## SET EXERCISE
Retype the lines beneath this one, from the first through the line containing "x_idx = list(range(len(neighborhoods)))". Pictures are left out.

─── RECORDED DATA

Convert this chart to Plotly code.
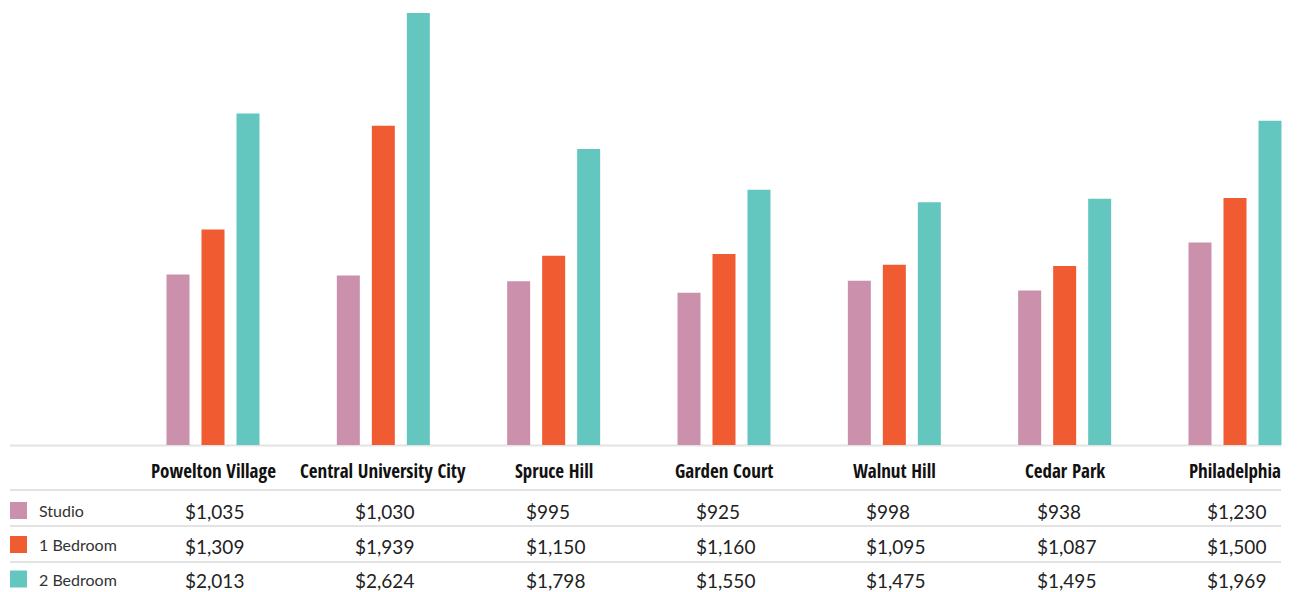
import plotly.graph_objects as go

# Median monthly rents by neighborhood and unit size
neighborhoods = ["Powelton Village", "Central University City", "Spruce Hill",
                 "Garden Court", "Walnut Hill", "Cedar Park", "Philadelphia"]
studio = [1035, 1030, 995, 925, 998, 938, 1230]
one_bedroom = [1309, 1939, 1150, 1160, 1095, 1087, 1500]
two_bedroom = [2013, 2624, 1798, 1550, 1475, 1495, 1969]

series_names = ["Studio", "1 Bedroom", "2 Bedroom"]
series_values = [studio, one_bedroom, two_bedroom]
series_colors = ["#CB90AB", "#F15B32", "#63C6BF"]

W, H = 1298, 592
PLOT_TOP, PLOT_BOTTOM = 0, 445      # pixel rows of the bar area
PLOT_LEFT, PLOT_RIGHT = 10, 1283

x_idx = list(range(len(neighborhoods)))

fig = go.Figure()
for name, vals, color in zip(series_names, series_values, series_colors):
    fig.add_trace(go.Bar(
        x=x_idx, y=vals, name=name, marker=dict(color=color, line=dict(width=0)),
        hoverinfo="skip", showlegend=False,
    ))

plot_h = PLOT_BOTTOM - PLOT_TOP


def py(pixel_y):
    """Convert a pixel row on the page into paper coordinates."""
    return (PLOT_BOTTOM - pixel_y) / plot_h


def px(pixel_x):
    return (pixel_x - PLOT_LEFT) / (PLOT_RIGHT - PLOT_LEFT)


shapes = []
line_color = "#E3E3E3"
for yline in [445.5, 490, 526, 562]:
    shapes.append(dict(type="line", xref="paper", yref="paper",
                       x0=px(10), x1=px(1281), y0=py(yline), y1=py(yline),
                       line=dict(color=line_color, width=2), layer="below"))

annotations = []
header_y = 471
row_y = [511, 546, 580]
swatch_y = [510.5, 544.5, 579]

header_font = dict(family="Open Sans Condensed, DejaVu Sans Condensed, sans-serif",
                   size=19, color="#111111", weight="bold")

for i, name in enumerate(neighborhoods):
    annotations.append(dict(
        x=i, xref="x", y=py(header_y), yref="paper", text=name,
        showarrow=False, xanchor="center", yanchor="middle", font=header_font,
    ))
    for r, vals in enumerate(series_values):
        annotations.append(dict(
            x=i, xref="x", xshift=-30, y=py(row_y[r]), yref="paper",
            text=f"${vals[i]:,}", showarrow=False, xanchor="left", yanchor="middle",
            font=dict(family="Lato", size=19, color="#222222"),
        ))

for r, (name, color) in enumerate(zip(series_names, series_colors)):
    shapes.append(dict(type="rect", xref="paper", yref="paper",
                       x0=px(10), x1=px(27), y0=py(swatch_y[r] - 8.5), y1=py(swatch_y[r] + 8.5),
                       fillcolor=color, line=dict(width=0)))
    annotations.append(dict(
        x=px(37), xref="paper", y=py(swatch_y[r]), yref="paper", text=name,
        showarrow=False, xanchor="left", yanchor="middle",
        font=dict(family="Lato", size=16, color="#333333"),
    ))

# x scale: 170.33 px per category, first group centred at 213 px
unit = (1235 - 213) / 6
x0 = -(213 - PLOT_LEFT) / unit
x1 = 6 + (PLOT_RIGHT - 1235) / unit
y_top = 2624 * plot_h / (445 - 13)

fig.update_layout(
    width=W, height=H,
    margin=dict(l=PLOT_LEFT, r=W - PLOT_RIGHT, t=PLOT_TOP, b=H - PLOT_BOTTOM, pad=0),
    paper_bgcolor="white", plot_bgcolor="white",
    barmode="group", bargap=0.3836, bargroupgap=0.343,
    xaxis=dict(range=[x0, x1], visible=False, showgrid=False, zeroline=False),
    yaxis=dict(range=[0, y_top], visible=False, showgrid=False, zeroline=False),
    shapes=shapes, annotations=annotations,
    showlegend=False,
)

fig.write_html("out.html")
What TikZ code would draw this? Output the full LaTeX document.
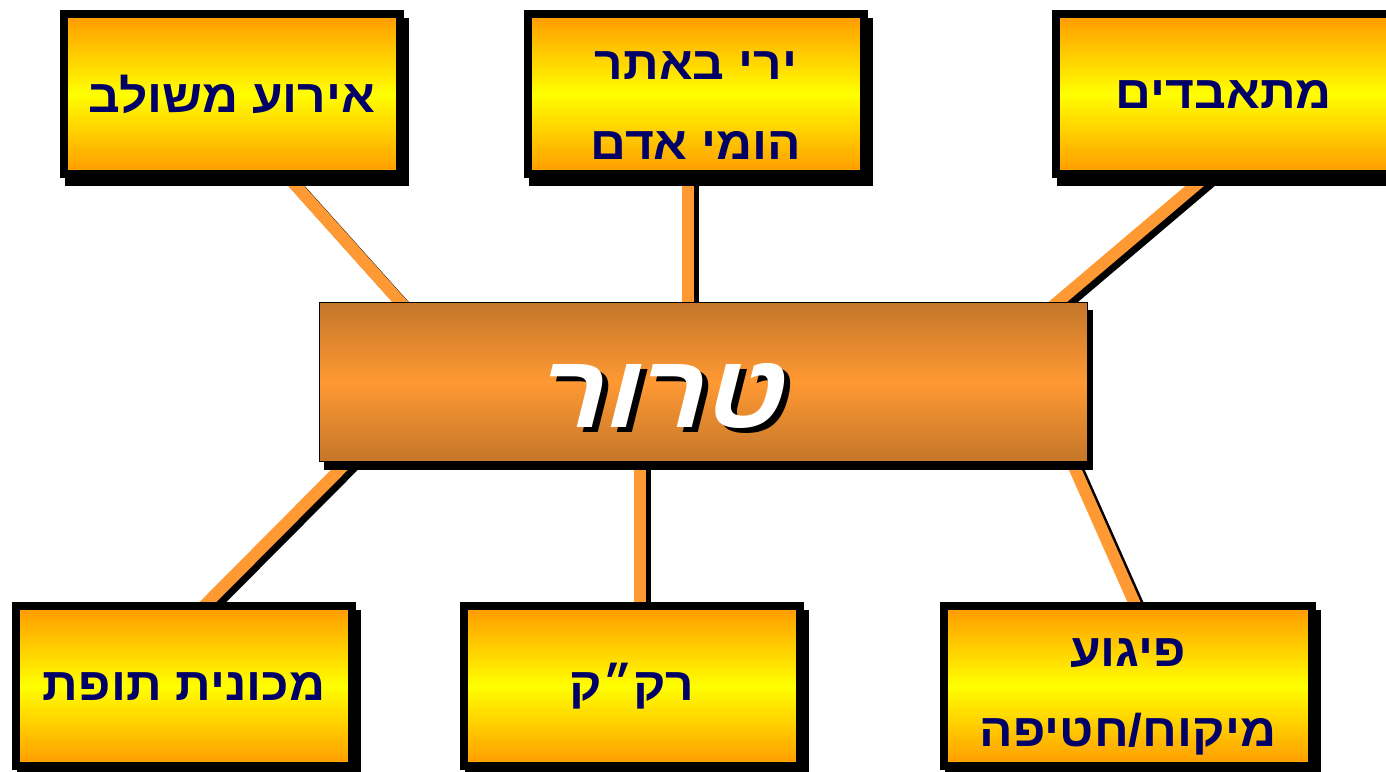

──────

## WRITTEN RESPONSE
Convert this chart to Plotly code.
import plotly.graph_objects as go

# Median monthly rents by neighborhood and unit size
neighborhoods = ["Powelton Village", "Central University City", "Spruce Hill",
                 "Garden Court", "Walnut Hill", "Cedar Park", "Philadelphia"]
studio = [1035, 1030, 995, 925, 998, 938, 1230]
one_bedroom = [1309, 1939, 1150, 1160, 1095, 1087, 1500]
two_bedroom = [2013, 2624, 1798, 1550, 1475, 1495, 1969]

series_names = ["Studio", "1 Bedroom", "2 Bedroom"]
series_values = [studio, one_bedroom, two_bedroom]
series_colors = ["#CB90AB", "#F15B32", "#63C6BF"]

W, H = 1298, 592
PLOT_TOP, PLOT_BOTTOM = 0, 445      # pixel rows of the bar area
PLOT_LEFT, PLOT_RIGHT = 10, 1283

x_idx = list(range(len(neighborhoods)))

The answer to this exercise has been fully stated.